Stronger margins and aerospace demand fuel optimism – is the engineering giant entering a golden era?


A Flying Start to 2025

Rolls-Royce (LON: RR) has upgraded its full-year profit forecast after reporting a 50% surge in first-half operating earnings, driven by robust demand across its Civil Aerospace and Power Systems divisions.
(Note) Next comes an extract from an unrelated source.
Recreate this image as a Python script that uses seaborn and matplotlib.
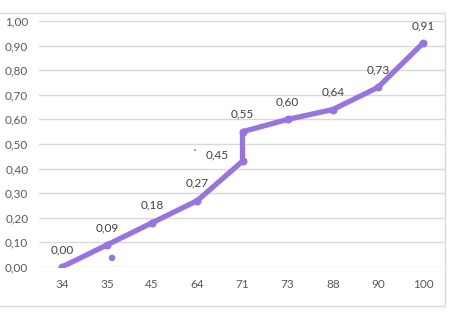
import matplotlib
matplotlib.use("Agg")
import matplotlib.pyplot as plt
import seaborn as sns
import pandas as pd
from matplotlib.patches import Rectangle

# Data
categories = ["34", "35", "45", "64", "71", "73", "88", "90", "100"]
point_categories = ["34", "35", "45", "64", "71", "71", "73", "88", "90", "100"]
values = [0.00, 0.09, 0.18, 0.27, 0.43, 0.55, 0.60, 0.64, 0.73, 0.91]
point_labels = ["0,00", "0,09", "0,18", "0,27", "0,45", "0,55", "0,60", "0,64", "0,73", "0,91"]
stray_categories = ["35", "64"]
stray_values = [0.037, 0.475]
y_ticks = [0.0, 0.1, 0.2, 0.3, 0.4, 0.5, 0.6, 0.7, 0.8, 0.9, 1.0]

sns.set_theme(style="white")
plt.rcParams['font.family'] = ['Lato', 'DejaVu Sans']

cat_index = {c: i for i, c in enumerate(categories)}
df = pd.DataFrame({
    "x": [cat_index[c] for c in point_categories],
    "y": values,
})

fig = plt.figure(figsize=(4.6, 3.23), dpi=100)
ax = fig.add_axes([39.4 / 460, (323 - 267) / 323, (445.6 - 39.4) / 460, (267 - 21) / 323])

line_color = "#9874E0"
grid_color = "#D9D9D9"
text_color = "#595959"

for t in y_ticks:
    ax.axhline(t, color=grid_color, lw=1.0, zorder=0)

sns.lineplot(data=df, x="x", y="y", sort=False, estimator=None, ax=ax,
             color=line_color, lw=3.8, marker="o", markersize=5,
             markeredgecolor=line_color, solid_capstyle="round",
             solid_joinstyle="round", zorder=3)

# stray marks
ax.scatter([cat_index[stray_categories[0]] + 0.11, cat_index[stray_categories[1]] - 0.05],
           stray_values, s=[22, 2], color=line_color, zorder=3, linewidths=0)

offsets = [(0, 12.5)] * len(values)
offsets[4] = (-18, 4.5)
for i, (c, v, lab) in enumerate(zip(point_categories, values, point_labels)):
    ax.annotate(lab, (cat_index[c], v), xytext=offsets[i], textcoords="offset points",
                ha="center", va="center", fontsize=8.5, color="#404040")

ax.set_xlim(-0.5, len(categories) - 0.5)
ax.set_ylim(0, 1.0)
ax.set_xticks(range(len(categories)))
ax.set_xticklabels(categories)
ax.set_yticks(y_ticks)
ax.set_yticklabels([f"{t:.2f}".replace(".", ",") for t in y_ticks])
ax.tick_params(axis="both", length=0, labelsize=8.5, labelcolor=text_color)
ax.tick_params(axis="x", pad=9)
ax.tick_params(axis="y", pad=8)
ax.set_xlabel("")
ax.set_ylabel("")
for s in ax.spines.values():
    s.set_visible(False)

# chart border
fig.patches.append(Rectangle((-5 / 460, (323 - 306) / 323), 450 / 460, (306 - 13) / 323,
                             transform=fig.transFigure, fill=False,
                             edgecolor=grid_color, lw=1.0))

fig.savefig("out.png", dpi=100)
Investors responded quickly, pushing shares up more than 10% on the news.

This marks a strong turnaround story for one of Britain’s most iconic engineering firms, as it continues to recover from the pandemic and capitalise on the aviation sector’s resurgence.


Key Financial Highlights (H1 2025)

  • Underlying operating profit: £1.7 billion (up from £1.2 billion)
  • Revenue: £9.1 billion (up 13% year-on-year)
  • Operating margin: 19.1% (up from 14.0%)
  • Free cash flow: £1.6 billion (up from £1.2 billion)
  • Revised full-year forecast: £3.1–£3.2 billion in underlying operating profit
  • Dividend: Interim payout of 4.5p per share
  • Share buyback: £400 million completed of £1 billion plan
  • Net cash: Increased to £1.1 billion from £475 million at end of 2024

Civil Aerospace Powers Ahead

Rolls-Royce’s Civil Aerospace division was the standout performer:

  • Revenue: £4.8 billion (up 17%)
  • Operating profit: £1.2 billion (vs £740 million in H1 2024)
  • Margin: Soared to 24.9%
  • Engine flying hours: 109% of 2019 levels
  • Shop visits: Increased by 12%, with large engine deliveries at 122 units

Jefferies analysts noted a “40% beat” on EBIT forecasts, with performance “already near the top end of mid-term guidance”.
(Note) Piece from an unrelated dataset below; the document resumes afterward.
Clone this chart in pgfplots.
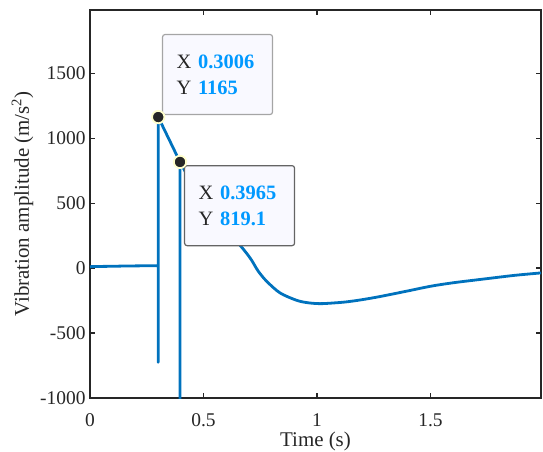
\documentclass[border=0pt]{standalone}
\usepackage{fontspec}
\setmainfont{Liberation Serif}
\usepackage{pgfplots}
\pgfplotsset{compat=1.18}
\definecolor{mblue}{RGB}{0,114,189}
\definecolor{axgray}{RGB}{38,38,38}
\definecolor{tipblue}{RGB}{0,153,255}
\definecolor{tipbg}{RGB}{249,249,255}
\definecolor{tipedgeA}{RGB}{165,165,165}
\definecolor{tipedgeB}{RGB}{100,100,100}
\definecolor{mkedge}{RGB}{255,255,205}
\begin{document}
\begin{tikzpicture}
\begin{axis}[name=ax, scale only axis, width=451bp, height=388bp,
  xmin=0, xmax=1.987, ymin=-1000, ymax=1990,
  xtick={0,0.5,1,1.5}, ytick={-1000,-500,0,500,1000,1500},
  tick align=inside, major tick length=5bp,
  axis line style={axgray, line width=2.2pt},
  tick style={axgray, line width=1.6pt},
  ticklabel style={font=\fontsize{19.5}{22}\selectfont, text=axgray},
  /pgf/number format/assume math mode=true,
  /pgf/number format/1000 sep={},
  xticklabel style={yshift=-12bp},
  yticklabel style={xshift=-1bp},
  xlabel={Time (s)},
  xlabel style={yshift=2bp},
  ylabel={Vibration amplitude (m/s\textsuperscript{2})},
  label style={font=\fontsize{21}{24}\selectfont, text=axgray},
  clip=true]
\addplot[mblue, line width=2.8bp, line join=round] coordinates {
(0,12) (0.05,14) (0.1,15) (0.15,17) (0.2,18) (0.25,19) (0.3004,20)
(0.3005,-725) (0.3006,1165) (0.3965,819.1) (0.3966,-1500)
};
\addplot[mblue, line width=2.8bp, smooth, tension=0.5] coordinates {
(0.3965,819.1) (0.45,650) (0.5,515) (0.55,395) (0.6,295) (0.661,177) (0.69,115) (0.712,62)
(0.741,-22) (0.778,-100) (0.837,-190) (0.91,-247) (0.96,-266) (1.013,-273)
(1.07,-268) (1.131,-259) (1.2,-242) (1.278,-218) (1.4,-175) (1.5,-139)
(1.6,-112) (1.75,-80) (1.87,-55) (1.987,-36)
};
\node[draw=tipedgeA, fill=tipbg, rounded corners=2.5bp, line width=1.2bp,
  text width=82bp, inner xsep=14bp, inner ysep=0pt, minimum height=80bp,
  align=left, anchor=south west, font=\fontsize{20.5}{26}\selectfont]
  at (axis cs:0.317,1180)
  {\textcolor{axgray}{X} \textcolor{tipblue}{\textbf{0.3006}}\\\textcolor{axgray}{Y} \textcolor{tipblue}{\textbf{1165}}};
\node[draw=tipedgeB, fill=tipbg, rounded corners=2.5bp, line width=1.2bp,
  text width=82bp, inner xsep=14bp, inner ysep=0pt, minimum height=80bp,
  align=left, anchor=north west, font=\fontsize{20.5}{26}\selectfont]
  at (axis cs:0.414,795)
  {\textcolor{axgray}{X} \textcolor{tipblue}{\textbf{0.3965}}\\\textcolor{axgray}{Y} \textcolor{tipblue}{\textbf{819.1}}};
\addplot[only marks, mark=*, mark size=6.2bp, mark options={fill=axgray, draw=mkedge, line width=1.8bp}] coordinates {(0.3006,1165) (0.3965,819.1)};
\end{axis}
\pgfresetboundingbox
\path ([shift={(-90bp,-54bp)}]ax.south west) rectangle ([shift={(2bp,10bp)}]ax.north east);
\end{tikzpicture}
\end{document}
Power Systems and Defence in Focus

  • Power Systems revenue rose 20% to £2.0 billion, with profit nearly doubling to £313 million, supported by demand from data centres and government contracts.
  • The Defence division remained steady, delivering £2.2 billion in revenue and £342 million in operating profit. Though flat year-on-year, last year’s figure included a one-off £180 million benefit.

What’s Next for Rolls-Royce?

The company cautioned that second-half results may be more modest due to:

  • Fewer one-off contract margin benefits
  • Increased investment in maintenance
  • Supply chain costs reducing free cash flow by up to £200 million

However, flying hours are still expected to grow to 110%–115% of pre-COVID levels, with 1,400–1,500 shop visits forecast. Long-term service agreements are also expanding.


Conclusion: Is Rolls-Royce Back in Top Gear?

Rolls-Royce is showing clear signs of a powerful resurgence, with its Civil Aerospace division firing on all cylinders and strong cash generation fuelling dividends and share buybacks. While some challenges remain in the second half—particularly cost pressures and flat defence growth—the overall outlook is encouraging.

For investors, the upgraded forecast, surging margins and bullish sentiment suggest Rolls-Royce could be set for a sustained run. With global air travel recovering, and demand for energy and defence solutions remaining robust, this British engineering icon may just be entering a new growth chapter.